● **What you should do**: All the data should be repeated exactly. Any image in it is left out.
++++
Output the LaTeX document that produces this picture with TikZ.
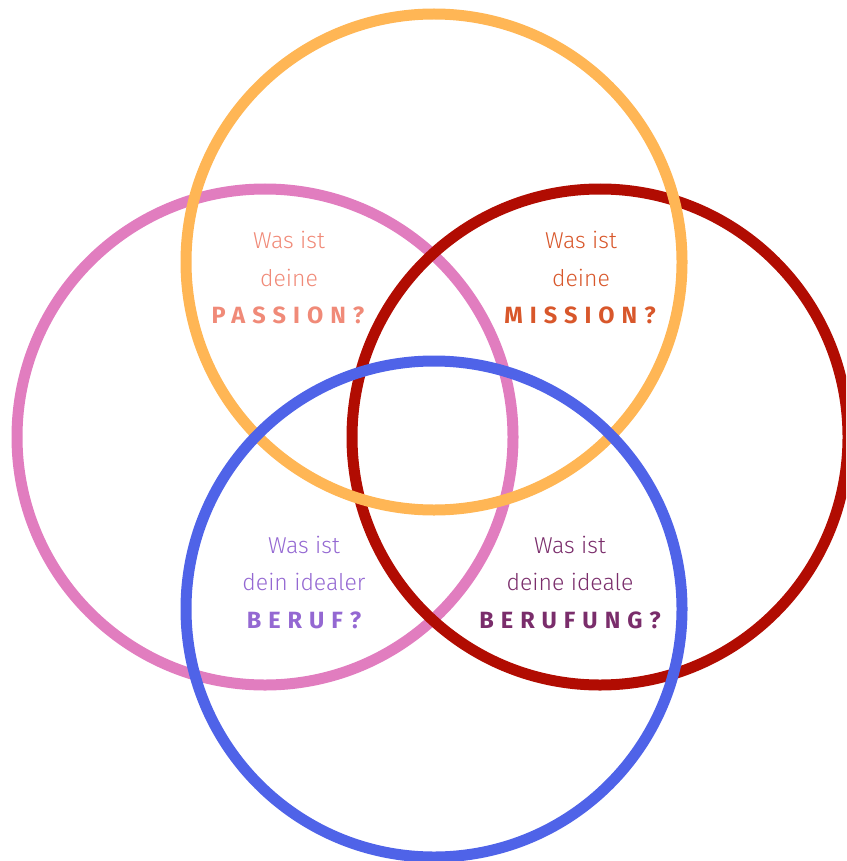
\documentclass[tikz,border=0pt]{standalone}
\usepackage{fontspec}
\setmainfont{Fira Sans}
\newfontfamily\lightfont{Fira Sans Light}
\newfontfamily\capsfont{Fira Sans}[LetterSpace=30,BoldFont=* Bold]
\definecolor{ringorange}{HTML}{FFB655}
\definecolor{ringpink}{HTML}{E17DBF}
\definecolor{ringred}{HTML}{B10C02}
\definecolor{ringblue}{HTML}{4F63E8}
\definecolor{txtpassion}{HTML}{F08A78}
\definecolor{txtmission}{HTML}{D8572B}
\definecolor{txtberuf}{HTML}{9468D2}
\definecolor{txtberufung}{HTML}{7A2D6B}
\tikzset{
  ring/.style={draw=#1, line width=11pt},
  question/.style={anchor=base, inner sep=0pt, text=#1, font=\lightfont\fontsize{23}{28}\selectfont},
  keyword/.style={anchor=base, inner sep=0pt, text=#1, font=\capsfont\bfseries\fontsize{23.5}{28}\selectfont},
}
\begin{document}
\begin{tikzpicture}[x=1pt,y=-1pt]
\useasboundingbox (0,0) rectangle (846,861);
\begin{scope}
\clip (0,0) rectangle (846,861);
\draw[ring=ringpink]   (265,437) circle[radius=248];
\draw[ring=ringred]    (600,437) circle[radius=248];
\draw[ring=ringorange] (434,262) circle[radius=248];
\draw[ring=ringblue]   (434,609) circle[radius=248];
\end{scope}
% top-left lens
\node[question=txtpassion] (p1) at (289,248) {Was ist};
\node[question=txtpassion] (p2) at (289,286) {deine};
\node[keyword=txtpassion]  (p3) at (288,323) {PASSION?};
% top-right lens
\node[question=txtmission] (m1) at (581,248) {Was ist};
\node[question=txtmission] (m2) at (581,286) {deine};
\node[keyword=txtmission]  (m3) at (580,323) {MISSION?};
% bottom-left lens
\node[question=txtberuf] (b1) at (304,553) {Was ist};
\node[question=txtberuf] (b2) at (304,590) {dein idealer};
\node[keyword=txtberuf]  (b3) at (304,628) {BERUF?};
% bottom-right lens
\node[question=txtberufung] (f1) at (570,553) {Was ist};
\node[question=txtberufung] (f2) at (570,590) {deine ideale};
\node[keyword=txtberufung]  (f3) at (570,628) {BERUFUNG?};
\end{tikzpicture}
\end{document}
++++
● **Answer to the task**:
Output the LaTeX document that produces this picture with TikZ.
\documentclass[tikz,border=0pt]{standalone}
\usepackage{fontspec}
\setmainfont{Fira Sans}
\newfontfamily\lightfont{Fira Sans Light}
\newfontfamily\capsfont{Fira Sans}[LetterSpace=30,BoldFont=* Bold]
\definecolor{ringorange}{HTML}{FFB655}
\definecolor{ringpink}{HTML}{E17DBF}
\definecolor{ringred}{HTML}{B10C02}
\definecolor{ringblue}{HTML}{4F63E8}
\definecolor{txtpassion}{HTML}{F08A78}
\definecolor{txtmission}{HTML}{D8572B}
\definecolor{txtberuf}{HTML}{9468D2}
\definecolor{txtberufung}{HTML}{7A2D6B}
\tikzset{
  ring/.style={draw=#1, line width=11pt},
  question/.style={anchor=base, inner sep=0pt, text=#1, font=\lightfont\fontsize{23}{28}\selectfont},
  keyword/.style={anchor=base, inner sep=0pt, text=#1, font=\capsfont\bfseries\fontsize{23.5}{28}\selectfont},
}
\begin{document}
\begin{tikzpicture}[x=1pt,y=-1pt]
\useasboundingbox (0,0) rectangle (846,861);
\begin{scope}
\clip (0,0) rectangle (846,861);
\draw[ring=ringpink]   (265,437) circle[radius=248];
\draw[ring=ringred]    (600,437) circle[radius=248];
\draw[ring=ringorange] (434,262) circle[radius=248];
\draw[ring=ringblue]   (434,609) circle[radius=248];
\end{scope}
% top-left lens
\node[question=txtpassion] (p1) at (289,248) {Was ist};
\node[question=txtpassion] (p2) at (289,286) {deine};
\node[keyword=txtpassion]  (p3) at (288,323) {PASSION?};
% top-right lens
\node[question=txtmission] (m1) at (581,248) {Was ist};
\node[question=txtmission] (m2) at (581,286) {deine};
\node[keyword=txtmission]  (m3) at (580,323) {MISSION?};
% bottom-left lens
\node[question=txtberuf] (b1) at (304,553) {Was ist};
\node[question=txtberuf] (b2) at (304,590) {dein idealer};
\node[keyword=txtberuf]  (b3) at (304,628) {BERUF?};
% bottom-right lens
\node[question=txtberufung] (f1) at (570,553) {Was ist};
\node[question=txtberufung] (f2) at (570,590) {deine ideale};
\node[keyword=txtberufung]  (f3) at (570,628) {BERUFUNG?};
\end{tikzpicture}
\end{document}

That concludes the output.